Un vibrant éloge de l’écologie politique, éloge mesuré car il reconnaît ses quelques irrationalités, mais c’est un éloge bien réel qui appelle les écologistes à aller plus loin.

Le Pape invite le monde à une écologie plénière, une écologie de la nature et de l’Homme. Cette écologie totale est défendue par l’Eglise depuis de nombreuses années. Jean-Paul II en a été un de ses grands promoteurs et il était en pleine cohérence quand, d’un côté, il appelait l’Homme à ne pas « tyranniser » la nature et, de l’autre, à défendre la vie humaine.

L’écologie plénière, donc humaine, n’est pas une idéologie, c’est juste un humanisme plein de bon sens. C’est une éthique dans notre rapport à la nature, à la vie et à la technique.

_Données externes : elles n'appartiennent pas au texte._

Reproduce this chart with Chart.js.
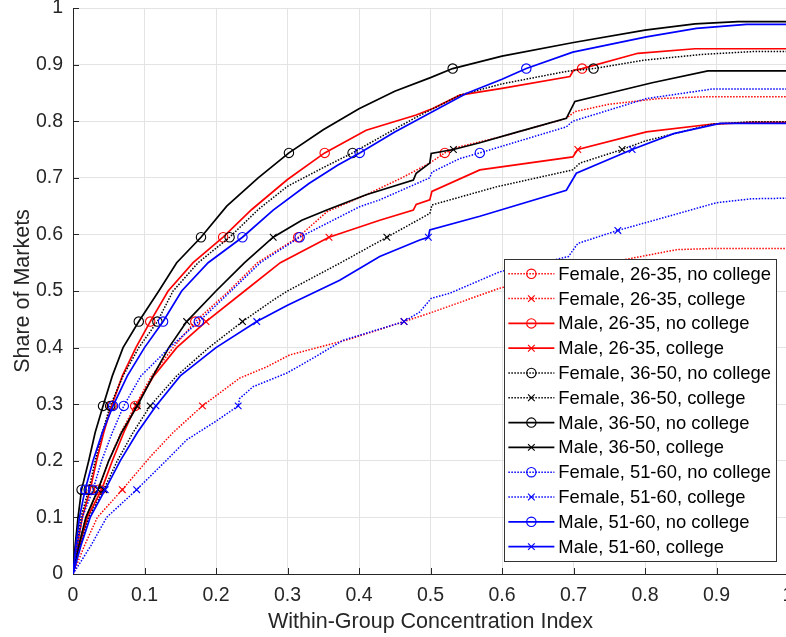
<!DOCTYPE html>
<html>
<head>
<meta charset="utf-8">
<script src="https://cdn.jsdelivr.net/npm/chart.js@4.4.1/dist/chart.umd.min.js"></script>
<style>
    html, body { margin: 0; padding: 0; overflow: hidden; background: #fff; }
    #wrap { position: relative; width: 800px; height: 637px; }
</style>
</head>
<body>
<div id="wrap"><canvas id="chart"></canvas></div>
<script>
'use strict';

// Each curve: [concentration index, share of markets].
const f2635nc = [[0,0],[0.008,0.05],[0.018,0.10],[0.036,0.149],[0.050,0.2],[0.067,0.25],[0.087,0.297],[0.110,0.35],[0.140,0.40],[0.171,0.446],[0.218,0.5],[0.258,0.55],[0.315,0.595],[0.355,0.64],[0.41,0.67],[0.46,0.70],[0.499,0.726],[0.520,0.744],[0.541,0.755],[0.60,0.773],[0.69,0.805],[0.702,0.817],[0.75,0.83],[0.82,0.840],[0.88,0.843],[1,0.843]];
const f2635c = [[0,0],[0.016,0.05],[0.034,0.10],[0.069,0.149],[0.108,0.207],[0.140,0.25],[0.181,0.297],[0.233,0.346],[0.271,0.366],[0.303,0.387],[0.387,0.415],[0.463,0.446],[0.499,0.461],[0.597,0.505],[0.65,0.522],[0.70,0.537],[0.774,0.556],[0.844,0.573],[0.891,0.575],[1,0.575]];
const m2635nc = [[0,0],[0.006,0.05],[0.013,0.10],[0.024,0.149],[0.033,0.2],[0.043,0.25],[0.054,0.297],[0.069,0.35],[0.088,0.40],[0.108,0.446],[0.133,0.5],[0.168,0.55],[0.210,0.595],[0.25,0.644],[0.30,0.697],[0.352,0.744],[0.410,0.784],[0.480,0.811],[0.504,0.823],[0.541,0.846],[0.60,0.858],[0.695,0.879],[0.70,0.890],[0.712,0.893],[0.79,0.920],[0.87,0.928],[1,0.928]];
const m2635c = [[0,0],[0.009,0.05],[0.020,0.10],[0.040,0.149],[0.055,0.2],[0.071,0.25],[0.088,0.297],[0.113,0.35],[0.145,0.40],[0.186,0.446],[0.24,0.5],[0.29,0.55],[0.358,0.595],[0.429,0.625],[0.476,0.643],[0.480,0.653],[0.499,0.661],[0.502,0.676],[0.569,0.714],[0.699,0.737],[0.706,0.750],[0.802,0.781],[0.895,0.795],[0.95,0.798],[1,0.798]];
const f3650nc = [[0,0],[0.005,0.05],[0.011,0.10],[0.022,0.149],[0.031,0.2],[0.041,0.25],[0.052,0.297],[0.070,0.35],[0.092,0.40],[0.118,0.446],[0.140,0.5],[0.175,0.55],[0.219,0.595],[0.26,0.645],[0.30,0.685],[0.35,0.718],[0.391,0.744],[0.43,0.772],[0.48,0.807],[0.541,0.846],[0.60,0.866],[0.69,0.888],[0.728,0.893],[0.80,0.908],[0.88,0.918],[0.95,0.923],[1,0.923]];
const f3650c = [[0,0],[0.010,0.05],[0.022,0.10],[0.043,0.149],[0.062,0.2],[0.084,0.25],[0.108,0.297],[0.145,0.35],[0.190,0.40],[0.237,0.446],[0.28,0.484],[0.30,0.5],[0.373,0.549],[0.439,0.595],[0.499,0.637],[0.502,0.652],[0.592,0.684],[0.699,0.714],[0.709,0.726],[0.768,0.750],[0.80,0.765],[0.895,0.795],[0.95,0.799],[1,0.799]];
const m3650nc = [[0,0],[0.003,0.05],[0.007,0.10],[0.012,0.149],[0.022,0.2],[0.031,0.25],[0.042,0.297],[0.055,0.35],[0.070,0.40],[0.092,0.446],[0.120,0.5],[0.145,0.55],[0.179,0.595],[0.215,0.65],[0.259,0.70],[0.302,0.744],[0.35,0.785],[0.40,0.822],[0.45,0.853],[0.50,0.877],[0.531,0.893],[0.60,0.915],[0.70,0.939],[0.80,0.961],[0.87,0.972],[0.93,0.976],[1,0.976]];
const m3650c = [[0,0],[0.008,0.05],[0.018,0.10],[0.035,0.149],[0.050,0.2],[0.068,0.25],[0.090,0.297],[0.112,0.35],[0.134,0.40],[0.159,0.446],[0.200,0.5],[0.240,0.55],[0.280,0.595],[0.32,0.625],[0.355,0.643],[0.41,0.670],[0.476,0.696],[0.48,0.708],[0.499,0.726],[0.501,0.743],[0.532,0.750],[0.569,0.762],[0.616,0.779],[0.690,0.805],[0.702,0.835],[0.81,0.868],[0.888,0.889],[1,0.889]];
const f5160nc = [[0,0],[0.006,0.05],[0.013,0.10],[0.028,0.149],[0.040,0.2],[0.055,0.25],[0.071,0.297],[0.095,0.35],[0.135,0.40],[0.176,0.446],[0.221,0.5],[0.262,0.55],[0.317,0.595],[0.401,0.649],[0.429,0.661],[0.499,0.700],[0.502,0.710],[0.541,0.734],[0.569,0.744],[0.69,0.79],[0.699,0.80],[0.802,0.840],[0.895,0.857],[1,0.857]];
const f5160c = [[0,0],[0.025,0.05],[0.047,0.10],[0.089,0.149],[0.130,0.2],[0.159,0.237],[0.200,0.27],[0.231,0.297],[0.233,0.310],[0.252,0.331],[0.299,0.355],[0.331,0.378],[0.378,0.413],[0.463,0.446],[0.485,0.463],[0.501,0.487],[0.527,0.496],[0.597,0.534],[0.65,0.548],[0.693,0.561],[0.706,0.584],[0.762,0.607],[0.83,0.631],[0.90,0.656],[0.95,0.663],[1,0.664]];
const m5160nc = [[0,0],[0.004,0.05],[0.009,0.10],[0.017,0.149],[0.028,0.2],[0.041,0.25],[0.056,0.297],[0.076,0.35],[0.100,0.40],[0.126,0.446],[0.152,0.5],[0.189,0.55],[0.237,0.595],[0.28,0.643],[0.33,0.69],[0.37,0.722],[0.401,0.744],[0.45,0.781],[0.50,0.815],[0.55,0.849],[0.60,0.874],[0.634,0.893],[0.699,0.922],[0.802,0.949],[0.872,0.964],[0.942,0.971],[1,0.971]];
const m5160c = [[0,0],[0.011,0.05],[0.024,0.10],[0.045,0.149],[0.066,0.2],[0.090,0.25],[0.116,0.297],[0.150,0.35],[0.200,0.40],[0.257,0.446],[0.30,0.475],[0.373,0.519],[0.429,0.561],[0.485,0.590],[0.497,0.595],[0.499,0.608],[0.569,0.632],[0.690,0.678],[0.704,0.708],[0.782,0.750],[0.84,0.778],[0.905,0.796],[1,0.796]];

// Shares at which the figure puts a marker on each curve.
const MARK_NC = [0.149, 0.297, 0.446, 0.595, 0.744, 0.893];
const MARK_C = [0.149, 0.297, 0.446, 0.595, 0.750];
const MARK_F5160C = [0.149, 0.297, 0.446, 0.607];

const LABELS = [
    'Female, 26-35, no college', 'Female, 26-35, college',
    'Male, 26-35, no college', 'Male, 26-35, college',
    'Female, 36-50, no college', 'Female, 36-50, college',
    'Male, 36-50, no college', 'Male, 36-50, college',
    'Female, 51-60, no college', 'Female, 51-60, college',
    'Male, 51-60, no college', 'Male, 51-60, college',
];
const SERIES = [f2635nc, f2635c, m2635nc, m2635c, f3650nc, f3650c, m3650nc, m3650c, f5160nc, f5160c, m5160nc, m5160c];
const MARKS = [MARK_NC, MARK_C, MARK_NC, MARK_C, MARK_NC, MARK_C, MARK_NC, MARK_C, MARK_NC, MARK_F5160C, MARK_NC, MARK_C];
const TICK_LABELS = ['0', '0.1', '0.2', '0.3', '0.4', '0.5', '0.6', '0.7', '0.8', '0.9', '1'];

const AXIS_COLOR = '#262626';
const FONT = '"Liberation Sans", Arial, sans-serif';
const GROUP_COLORS = ['#ff0000', '#000000', '#0000ff'];

const datasets = SERIES.map((pts, i) => {
    const color = GROUP_COLORS[Math.floor(i / 4)];
    const dotted = i % 4 < 2;
    const marks = MARKS[i];
    return {
        label: LABELS[i],
        data: pts.map(([x, y]) => ({ x, y })),
        showLine: true,
        fill: false,
        tension: 0,
        borderColor: color,
        borderWidth: dotted ? 1.5 : 1.7,
        borderDash: dotted ? [1.5, 1.5] : [],
        pointStyle: i % 2 === 0 ? 'circle' : 'crossRot',
        pointRadius: (ctx) => (ctx.raw && marks.includes(ctx.raw.y) ? 4.7 : 0),
        pointHoverRadius: 0,
        pointBorderColor: color,
        pointBackgroundColor: 'rgba(0,0,0,0)',
        pointBorderWidth: 1.1,
        order: SERIES.length - i,
    };
});

// MATLAB-style ticks pointing into the axes.
const innerTicks = {
    id: 'innerTicks',
    beforeDatasetsDraw(chart) {
        const { ctx, chartArea: a, scales: { x, y } } = chart;
        ctx.save();
        ctx.strokeStyle = AXIS_COLOR;
        ctx.lineWidth = 1;
        ctx.beginPath();
        x.ticks.forEach((t) => {
            const px = Math.round(x.getPixelForValue(t.value)) + 0.5;
            ctx.moveTo(px, a.bottom);
            ctx.lineTo(px, a.bottom - 6);
        });
        y.ticks.forEach((t) => {
            const py = Math.round(y.getPixelForValue(t.value)) + 0.5;
            ctx.moveTo(a.left, py);
            ctx.lineTo(a.left + 6, py);
        });
        ctx.stroke();
        ctx.restore();
    },
};

// Boxed legend in the lower right of the plot area.
const legendBox = {
    id: 'legendBox',
    afterDraw(chart) {
        const { ctx, chartArea: a } = chart;
        const sets = chart.data.datasets;
        const rowH = 24.8;
        ctx.save();
        ctx.font = '18.4px ' + FONT;
        const textW = Math.max(...sets.map((d) => ctx.measureText(d.label).width));
        const w = 4 + 46 + 4 + textW + 5;
        const h = rowH * sets.length + 4;
        const right = a.right - 12;
        const bottom = a.bottom - 13;
        const left = right - w;
        const top = bottom - h;
        ctx.fillStyle = '#fff';
        ctx.fillRect(left, top, w, h);
        ctx.strokeStyle = '#333';
        ctx.lineWidth = 1;
        ctx.strokeRect(Math.round(left) + 0.5, Math.round(top) + 0.5, Math.round(w), Math.round(h));
        sets.forEach((d, i) => {
            const cy = top + 2 + rowH * (i + 0.5);
            ctx.save();
            ctx.strokeStyle = d.borderColor;
            ctx.lineWidth = d.borderWidth;
            ctx.setLineDash(d.borderDash);
            ctx.beginPath();
            ctx.moveTo(left + 4, cy);
            ctx.lineTo(left + 50, cy);
            ctx.stroke();
            ctx.setLineDash([]);
            ctx.lineWidth = d.pointBorderWidth;
            ctx.fillStyle = 'rgba(0,0,0,0)';
            Chart.helpers.drawPoint(ctx, {
                pointStyle: d.pointStyle,
                radius: 4.7,
                rotation: 0,
                borderWidth: d.pointBorderWidth,
            }, left + 27, cy);
            ctx.restore();
            ctx.fillStyle = '#000';
            ctx.textBaseline = 'middle';
            ctx.textAlign = 'left';
            ctx.fillText(d.label, left + 54, cy + 1);
        });
        ctx.restore();
    },
};

new Chart(document.getElementById('chart'), {
    type: 'scatter',
    data: { datasets },
    options: {
        responsive: true,
        maintainAspectRatio: false,
        animation: false,
        events: [],
        layout: { padding: { top: 8, right: 12, left: 0, bottom: 0 } },
        plugins: { legend: { display: false }, tooltip: { enabled: false } },
        scales: {
            x: {
                type: 'linear',
                min: 0,
                max: 1,
                grid: { color: '#e3e3e3', drawTicks: false },
                border: { display: true, color: AXIS_COLOR, width: 1 },
                ticks: {
                    stepSize: 0.1,
                    autoSkip: false,
                    maxRotation: 0,
                    padding: 10,
                    color: AXIS_COLOR,
                    font: { family: FONT, size: 19.5 },
                    callback: (v, i) => TICK_LABELS[i],
                },
                title: {
                    display: true,
                    text: 'Within-Group Concentration Index',
                    color: AXIS_COLOR,
                    font: { family: FONT, size: 21.5 },
                    padding: { top: 0, bottom: 2 },
                },
                afterFit(scale) {
                    scale.height = 63;
                    scale.paddingLeft = 0;
                    scale.paddingRight = 0;
                },
            },
            y: {
                type: 'linear',
                min: 0,
                max: 1,
                grid: { color: '#e3e3e3', drawTicks: false },
                border: { display: true, color: AXIS_COLOR, width: 1 },
                ticks: {
                    stepSize: 0.1,
                    autoSkip: false,
                    padding: 10,
                    color: AXIS_COLOR,
                    font: { family: FONT, size: 19.5 },
                    callback: (v, i) => TICK_LABELS[i],
                },
                title: {
                    display: true,
                    text: 'Share of Markets',
                    color: AXIS_COLOR,
                    font: { family: FONT, size: 21.5 },
                    padding: { top: 10, bottom: 0 },
                },
                afterFit(scale) {
                    scale.width = 73;
                    scale.paddingTop = 0;
                    scale.paddingBottom = 0;
                },
            },
        },
    },
    plugins: [innerTicks, legendBox],
});
</script>
</body>
</html>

La Manif pour tous est sans doute le signe avant coureur de l’émergence d’un grand mouvement d’écologie humaine et donc plénière. Il est à espérer qu’un tel mouvement verra se rassembler des écologistes de tout bords, de toutes confessions, de toutes convictions, des hommes et des femmes conscients des problèmes éthiques soulevés par une technique toujours plus puissante.


[1] Il fait allusion, entre autres, à Jacques Ellul : penseur de l’écologie politique et aussi théologien protestant.